Public views are being sought on Fixed-Mobile Convergence in the telecommunications industry and the proposal of phasing out the existing regulatory preference for a "Mobile Party's Network Pays" system.
The Office of the Telecommunications Authority said with dynamic market and technology advancement, the distinctions between fixed and mobile networks and services are becoming increasingly blurred. The phenomenon is often referred to as Fixed-Mobile Convergence (FMC) in the telecommunications industry.
Differential treatments
The office has identified a number of existing differential regulatory treatments to the fixed and mobile network operators that may require changes. The existing "Mobile-Party's-Network Pays" interconnection settlement arrangement between fixed and mobile network operators, in particular, is an essential one to be reviewed.
The status quo is the result of regulatory intervention put in place in the early 1980s when mobile services were introduced to the telecommunications market as a luxury product. Its continuation is not conducive to competition today, and will be a problem as FMC comes along. Rather, the operators should have the liberty to reach commercial agreements among themselve.

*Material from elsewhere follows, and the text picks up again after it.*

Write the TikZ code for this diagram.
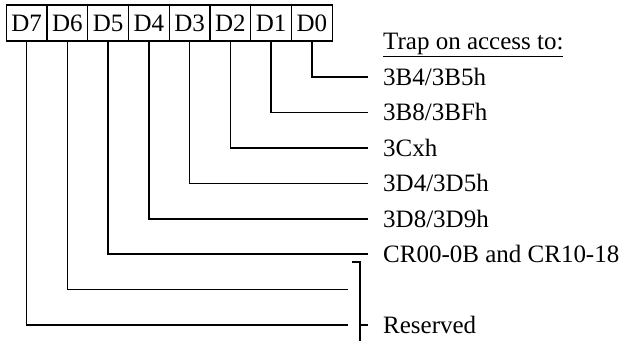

Currently, the interconnection payment by the mobile network operators to the fixed network operators amounts to $600 million per annum. As the factors underpinning the existing asymmetric arrangement have already changed, the office proposes to withdraw the regulatory intervention.
Proposal details
The office proposes to phase out existing regulatory preference for "Mobile Party's Network Pays" in two years. The transitional period aims to allow operators time to adjust their business plans.
It also solicits views on the merits of issuing guidelines on how the Telecommunications Authority would exercise its power, should it be called upon to make a determination on interconnection settlement arrangement under the Telecommunications Ordinance.
The office further invites views on the settlement options to be included in the guidelines. One of the options is the "Bill & Keep" model, whereby the operators may settle bilateral interconnecting traffic without payment. It stands out from a number of models because it entails low implementation and recurrent cost to the industry. It also significantly streamlines the regulatory intervention process if necessary.
The consultation paper has been uploaded onto the office's website. Interested parties are invited to submit comments on or before October 13.